[Entries with chart source code]

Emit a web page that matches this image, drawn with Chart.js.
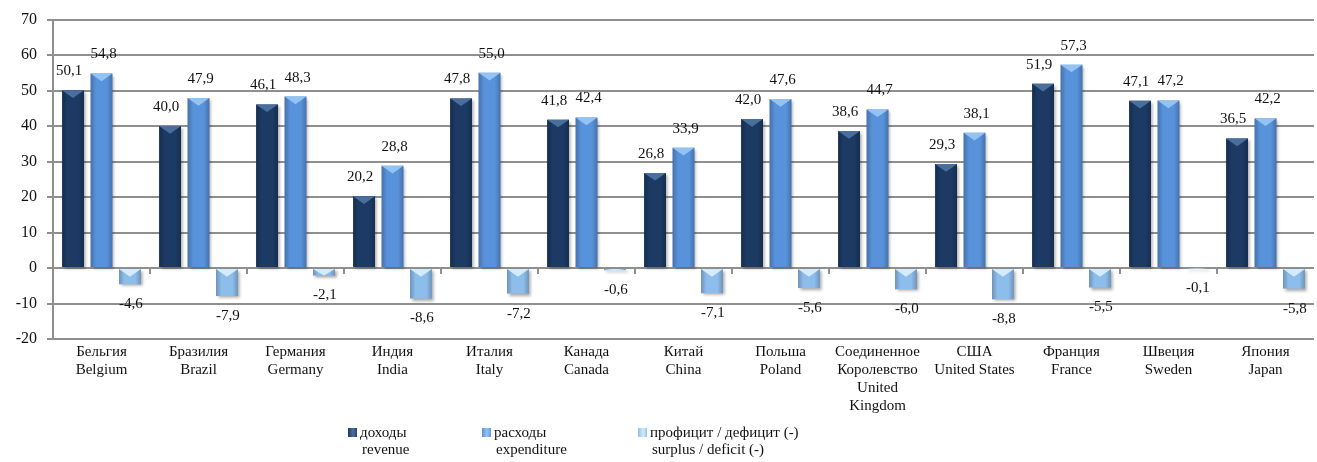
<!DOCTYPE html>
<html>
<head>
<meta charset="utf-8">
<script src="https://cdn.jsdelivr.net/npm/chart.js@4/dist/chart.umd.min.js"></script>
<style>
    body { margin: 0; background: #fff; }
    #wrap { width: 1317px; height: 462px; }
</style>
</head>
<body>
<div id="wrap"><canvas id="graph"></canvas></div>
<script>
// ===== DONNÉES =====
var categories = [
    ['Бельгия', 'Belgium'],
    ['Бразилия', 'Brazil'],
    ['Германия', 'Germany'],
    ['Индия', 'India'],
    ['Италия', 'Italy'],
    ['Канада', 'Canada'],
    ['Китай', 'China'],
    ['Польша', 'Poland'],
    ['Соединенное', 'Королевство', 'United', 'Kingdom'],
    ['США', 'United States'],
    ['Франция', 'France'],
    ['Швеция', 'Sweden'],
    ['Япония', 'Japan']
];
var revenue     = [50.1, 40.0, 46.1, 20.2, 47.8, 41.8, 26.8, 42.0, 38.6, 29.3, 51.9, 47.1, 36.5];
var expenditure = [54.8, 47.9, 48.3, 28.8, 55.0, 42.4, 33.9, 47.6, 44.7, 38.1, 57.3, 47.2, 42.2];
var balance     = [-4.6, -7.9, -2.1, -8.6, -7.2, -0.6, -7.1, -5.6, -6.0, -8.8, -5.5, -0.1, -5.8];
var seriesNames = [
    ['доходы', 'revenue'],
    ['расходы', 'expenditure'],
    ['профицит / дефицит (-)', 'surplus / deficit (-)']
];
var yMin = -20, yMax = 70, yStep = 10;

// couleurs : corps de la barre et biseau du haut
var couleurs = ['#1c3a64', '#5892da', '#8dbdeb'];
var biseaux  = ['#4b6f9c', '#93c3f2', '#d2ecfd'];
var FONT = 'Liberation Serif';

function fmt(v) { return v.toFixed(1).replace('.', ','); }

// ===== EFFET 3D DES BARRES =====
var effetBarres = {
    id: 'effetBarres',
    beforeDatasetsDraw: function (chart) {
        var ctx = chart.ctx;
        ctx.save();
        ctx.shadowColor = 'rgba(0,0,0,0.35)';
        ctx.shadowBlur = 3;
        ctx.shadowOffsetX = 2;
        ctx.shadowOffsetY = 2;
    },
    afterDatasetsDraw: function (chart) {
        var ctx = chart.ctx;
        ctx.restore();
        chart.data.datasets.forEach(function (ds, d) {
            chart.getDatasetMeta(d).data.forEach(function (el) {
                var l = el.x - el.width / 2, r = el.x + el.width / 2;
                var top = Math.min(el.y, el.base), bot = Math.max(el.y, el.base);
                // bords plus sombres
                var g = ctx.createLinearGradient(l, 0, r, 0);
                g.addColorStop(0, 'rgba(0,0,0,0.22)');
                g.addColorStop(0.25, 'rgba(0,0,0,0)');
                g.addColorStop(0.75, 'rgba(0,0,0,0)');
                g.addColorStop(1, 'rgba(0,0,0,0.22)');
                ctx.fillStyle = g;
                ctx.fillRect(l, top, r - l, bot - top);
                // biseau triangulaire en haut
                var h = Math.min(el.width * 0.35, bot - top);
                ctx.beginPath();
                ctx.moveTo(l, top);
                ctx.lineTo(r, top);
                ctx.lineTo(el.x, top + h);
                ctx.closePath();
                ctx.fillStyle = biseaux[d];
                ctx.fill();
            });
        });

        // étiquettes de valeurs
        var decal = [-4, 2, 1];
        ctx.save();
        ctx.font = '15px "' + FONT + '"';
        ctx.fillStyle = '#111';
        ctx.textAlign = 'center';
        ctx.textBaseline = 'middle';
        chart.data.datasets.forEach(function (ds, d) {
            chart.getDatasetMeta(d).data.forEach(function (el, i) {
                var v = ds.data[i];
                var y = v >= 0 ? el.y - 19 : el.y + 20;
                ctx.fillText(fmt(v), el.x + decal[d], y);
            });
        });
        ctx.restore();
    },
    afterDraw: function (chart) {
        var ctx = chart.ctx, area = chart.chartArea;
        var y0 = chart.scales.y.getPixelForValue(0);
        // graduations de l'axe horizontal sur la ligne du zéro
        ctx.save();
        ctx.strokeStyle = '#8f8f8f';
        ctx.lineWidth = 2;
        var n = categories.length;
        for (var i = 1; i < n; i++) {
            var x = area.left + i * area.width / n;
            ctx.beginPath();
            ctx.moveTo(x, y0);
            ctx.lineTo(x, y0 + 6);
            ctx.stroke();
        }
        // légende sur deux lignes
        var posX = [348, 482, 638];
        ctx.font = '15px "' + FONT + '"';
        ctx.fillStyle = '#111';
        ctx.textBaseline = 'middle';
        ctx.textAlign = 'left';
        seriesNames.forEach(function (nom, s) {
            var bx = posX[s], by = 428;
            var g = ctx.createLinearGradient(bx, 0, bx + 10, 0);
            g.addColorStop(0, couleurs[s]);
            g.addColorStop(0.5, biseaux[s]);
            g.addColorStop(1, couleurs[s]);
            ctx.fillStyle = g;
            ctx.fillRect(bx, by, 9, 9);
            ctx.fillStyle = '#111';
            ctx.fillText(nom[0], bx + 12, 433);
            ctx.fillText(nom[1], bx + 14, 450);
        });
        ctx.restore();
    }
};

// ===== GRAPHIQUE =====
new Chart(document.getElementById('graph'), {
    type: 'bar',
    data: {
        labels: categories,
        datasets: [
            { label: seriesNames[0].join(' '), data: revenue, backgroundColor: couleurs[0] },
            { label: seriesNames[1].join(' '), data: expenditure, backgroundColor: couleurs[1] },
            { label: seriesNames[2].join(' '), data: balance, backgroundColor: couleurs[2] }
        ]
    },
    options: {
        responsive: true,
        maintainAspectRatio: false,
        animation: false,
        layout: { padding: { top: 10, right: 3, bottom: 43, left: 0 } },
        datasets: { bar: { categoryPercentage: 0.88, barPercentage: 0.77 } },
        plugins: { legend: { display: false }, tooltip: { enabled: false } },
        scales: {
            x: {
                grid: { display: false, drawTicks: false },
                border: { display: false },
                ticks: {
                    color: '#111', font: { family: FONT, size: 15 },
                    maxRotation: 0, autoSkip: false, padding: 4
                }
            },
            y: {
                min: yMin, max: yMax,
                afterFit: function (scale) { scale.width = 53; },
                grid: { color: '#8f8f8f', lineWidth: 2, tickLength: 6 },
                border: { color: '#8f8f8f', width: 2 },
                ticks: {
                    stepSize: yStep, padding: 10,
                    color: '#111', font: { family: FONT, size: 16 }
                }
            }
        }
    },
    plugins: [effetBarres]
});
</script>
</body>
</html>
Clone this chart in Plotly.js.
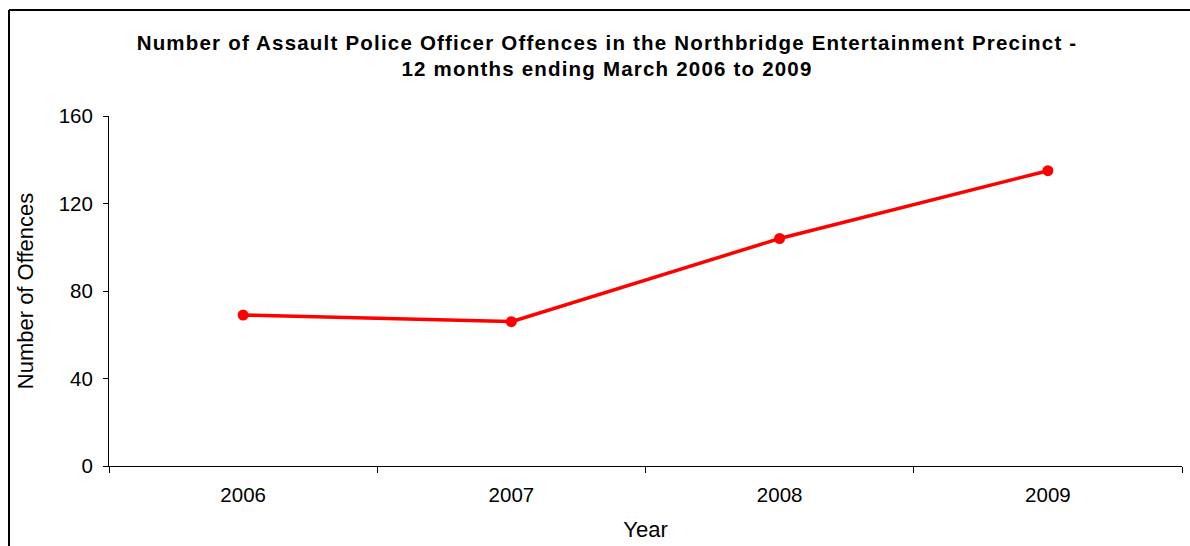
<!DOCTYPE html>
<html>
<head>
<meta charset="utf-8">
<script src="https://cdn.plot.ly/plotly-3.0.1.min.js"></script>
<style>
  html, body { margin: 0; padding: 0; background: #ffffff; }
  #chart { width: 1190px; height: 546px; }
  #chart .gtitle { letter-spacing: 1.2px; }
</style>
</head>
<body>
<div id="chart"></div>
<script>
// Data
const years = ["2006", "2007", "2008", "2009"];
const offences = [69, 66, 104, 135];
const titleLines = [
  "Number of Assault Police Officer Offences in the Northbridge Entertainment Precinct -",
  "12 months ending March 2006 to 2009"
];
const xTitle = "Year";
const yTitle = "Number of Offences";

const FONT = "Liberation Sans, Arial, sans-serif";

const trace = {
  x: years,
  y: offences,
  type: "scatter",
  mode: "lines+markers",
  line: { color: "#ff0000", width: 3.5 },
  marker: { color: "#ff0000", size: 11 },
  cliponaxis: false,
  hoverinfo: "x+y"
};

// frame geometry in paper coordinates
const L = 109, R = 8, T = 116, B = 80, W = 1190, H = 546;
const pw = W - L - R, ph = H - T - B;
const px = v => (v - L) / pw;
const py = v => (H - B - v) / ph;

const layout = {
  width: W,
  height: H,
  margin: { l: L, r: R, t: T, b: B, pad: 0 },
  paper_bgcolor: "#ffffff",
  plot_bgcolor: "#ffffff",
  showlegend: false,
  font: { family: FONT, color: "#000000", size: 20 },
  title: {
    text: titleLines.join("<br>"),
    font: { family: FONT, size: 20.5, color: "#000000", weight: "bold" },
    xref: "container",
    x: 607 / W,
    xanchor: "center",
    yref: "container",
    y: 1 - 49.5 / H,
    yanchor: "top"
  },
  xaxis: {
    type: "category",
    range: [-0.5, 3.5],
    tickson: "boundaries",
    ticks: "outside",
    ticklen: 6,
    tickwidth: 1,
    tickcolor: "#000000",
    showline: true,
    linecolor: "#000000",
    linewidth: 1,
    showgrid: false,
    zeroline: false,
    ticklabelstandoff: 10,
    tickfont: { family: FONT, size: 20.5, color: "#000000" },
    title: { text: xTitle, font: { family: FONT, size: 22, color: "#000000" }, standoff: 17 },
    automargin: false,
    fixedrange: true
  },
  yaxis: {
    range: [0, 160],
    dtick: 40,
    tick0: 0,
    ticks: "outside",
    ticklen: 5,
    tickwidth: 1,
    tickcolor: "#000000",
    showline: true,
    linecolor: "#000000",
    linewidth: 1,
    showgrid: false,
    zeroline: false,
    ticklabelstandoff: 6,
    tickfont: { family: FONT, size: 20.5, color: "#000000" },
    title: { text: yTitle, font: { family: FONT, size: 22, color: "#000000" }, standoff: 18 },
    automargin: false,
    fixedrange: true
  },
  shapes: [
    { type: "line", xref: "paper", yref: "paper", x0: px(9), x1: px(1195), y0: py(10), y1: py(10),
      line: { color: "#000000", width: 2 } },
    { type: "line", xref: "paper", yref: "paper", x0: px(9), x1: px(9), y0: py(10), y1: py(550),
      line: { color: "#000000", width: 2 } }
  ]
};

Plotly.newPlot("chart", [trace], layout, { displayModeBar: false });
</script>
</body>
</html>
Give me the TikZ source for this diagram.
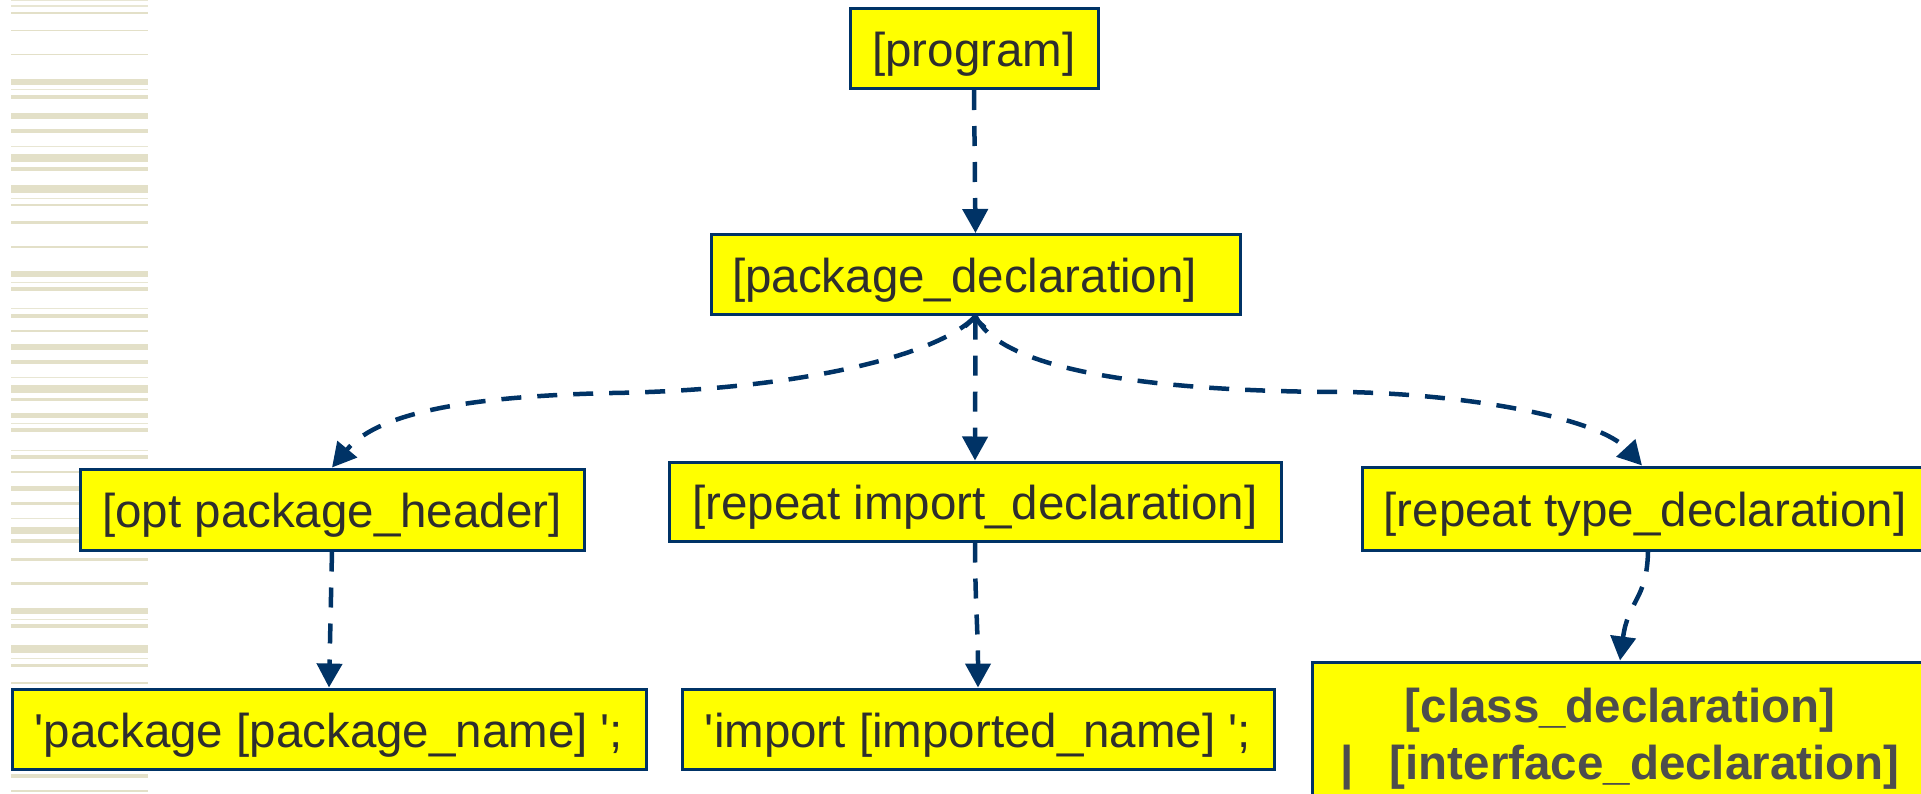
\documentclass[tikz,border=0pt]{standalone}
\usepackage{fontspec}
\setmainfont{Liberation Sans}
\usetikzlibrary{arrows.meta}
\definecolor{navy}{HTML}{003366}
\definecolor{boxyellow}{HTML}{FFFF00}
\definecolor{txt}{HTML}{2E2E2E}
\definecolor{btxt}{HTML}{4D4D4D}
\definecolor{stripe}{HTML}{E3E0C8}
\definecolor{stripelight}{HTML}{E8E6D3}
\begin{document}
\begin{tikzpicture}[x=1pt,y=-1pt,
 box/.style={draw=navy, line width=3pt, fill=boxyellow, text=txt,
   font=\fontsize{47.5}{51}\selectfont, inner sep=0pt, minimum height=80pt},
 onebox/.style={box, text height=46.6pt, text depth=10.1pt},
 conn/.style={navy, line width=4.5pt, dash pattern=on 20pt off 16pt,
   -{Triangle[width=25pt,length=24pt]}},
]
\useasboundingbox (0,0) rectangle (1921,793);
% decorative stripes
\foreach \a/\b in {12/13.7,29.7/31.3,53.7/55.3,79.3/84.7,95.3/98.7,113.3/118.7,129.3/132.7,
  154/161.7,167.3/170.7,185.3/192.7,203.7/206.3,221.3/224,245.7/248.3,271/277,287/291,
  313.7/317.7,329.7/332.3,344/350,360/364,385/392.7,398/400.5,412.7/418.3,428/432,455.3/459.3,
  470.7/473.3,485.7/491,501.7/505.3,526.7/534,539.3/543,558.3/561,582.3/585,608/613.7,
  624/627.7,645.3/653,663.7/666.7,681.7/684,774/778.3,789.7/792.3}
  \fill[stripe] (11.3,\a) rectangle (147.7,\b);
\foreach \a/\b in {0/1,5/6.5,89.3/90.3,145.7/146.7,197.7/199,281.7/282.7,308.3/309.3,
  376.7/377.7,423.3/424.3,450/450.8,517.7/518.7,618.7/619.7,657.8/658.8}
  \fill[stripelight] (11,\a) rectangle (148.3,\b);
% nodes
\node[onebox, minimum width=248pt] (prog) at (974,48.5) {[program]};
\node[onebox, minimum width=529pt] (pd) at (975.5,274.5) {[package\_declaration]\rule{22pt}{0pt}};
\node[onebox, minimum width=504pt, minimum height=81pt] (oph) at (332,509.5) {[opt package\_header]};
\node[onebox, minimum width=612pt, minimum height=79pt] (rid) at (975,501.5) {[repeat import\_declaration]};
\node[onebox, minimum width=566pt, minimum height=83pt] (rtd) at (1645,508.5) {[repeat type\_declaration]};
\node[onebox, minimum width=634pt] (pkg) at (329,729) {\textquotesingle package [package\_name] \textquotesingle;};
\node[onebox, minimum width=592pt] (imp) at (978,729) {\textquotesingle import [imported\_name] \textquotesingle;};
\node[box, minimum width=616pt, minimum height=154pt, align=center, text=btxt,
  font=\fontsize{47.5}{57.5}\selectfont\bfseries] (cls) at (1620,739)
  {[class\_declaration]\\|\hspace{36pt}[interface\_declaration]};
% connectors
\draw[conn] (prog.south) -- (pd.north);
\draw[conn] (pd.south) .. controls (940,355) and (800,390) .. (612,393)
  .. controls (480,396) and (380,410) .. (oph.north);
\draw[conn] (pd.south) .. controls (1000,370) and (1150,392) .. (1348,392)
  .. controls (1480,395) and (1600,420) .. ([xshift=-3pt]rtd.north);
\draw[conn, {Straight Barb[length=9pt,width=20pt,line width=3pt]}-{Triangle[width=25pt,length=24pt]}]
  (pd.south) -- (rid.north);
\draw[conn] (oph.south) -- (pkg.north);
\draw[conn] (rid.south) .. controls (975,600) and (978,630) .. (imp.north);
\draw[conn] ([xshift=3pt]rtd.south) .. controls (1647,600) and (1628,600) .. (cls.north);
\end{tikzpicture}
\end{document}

THE REQUEST » Copy nothing past the line containing "return v.toFixed(1).replace('.', ',');": reproduce every line from the start of the records up to it, skipping pictures.

SOLUTION FOR THIS TASK »
Emit a web page that matches this image, drawn with Chart.js.
<!DOCTYPE html>
<html>
<head>
<meta charset="utf-8">
<script src="https://cdn.jsdelivr.net/npm/chart.js@4/dist/chart.umd.min.js"></script>
<style>
    body { margin: 0; background: #fff; }
    #wrap { width: 1317px; height: 462px; }
</style>
</head>
<body>
<div id="wrap"><canvas id="graph"></canvas></div>
<script>
// ===== DONNÉES =====
var categories = [
    ['Бельгия', 'Belgium'],
    ['Бразилия', 'Brazil'],
    ['Германия', 'Germany'],
    ['Индия', 'India'],
    ['Италия', 'Italy'],
    ['Канада', 'Canada'],
    ['Китай', 'China'],
    ['Польша', 'Poland'],
    ['Соединенное', 'Королевство', 'United', 'Kingdom'],
    ['США', 'United States'],
    ['Франция', 'France'],
    ['Швеция', 'Sweden'],
    ['Япония', 'Japan']
];
var revenue     = [50.1, 40.0, 46.1, 20.2, 47.8, 41.8, 26.8, 42.0, 38.6, 29.3, 51.9, 47.1, 36.5];
var expenditure = [54.8, 47.9, 48.3, 28.8, 55.0, 42.4, 33.9, 47.6, 44.7, 38.1, 57.3, 47.2, 42.2];
var balance     = [-4.6, -7.9, -2.1, -8.6, -7.2, -0.6, -7.1, -5.6, -6.0, -8.8, -5.5, -0.1, -5.8];
var seriesNames = [
    ['доходы', 'revenue'],
    ['расходы', 'expenditure'],
    ['профицит / дефицит (-)', 'surplus / deficit (-)']
];
var yMin = -20, yMax = 70, yStep = 10;

// couleurs : corps de la barre et biseau du haut
var couleurs = ['#1c3a64', '#5892da', '#8dbdeb'];
var biseaux  = ['#4b6f9c', '#93c3f2', '#d2ecfd'];
var FONT = 'Liberation Serif';

function fmt(v) { return v.toFixed(1).replace('.', ','); }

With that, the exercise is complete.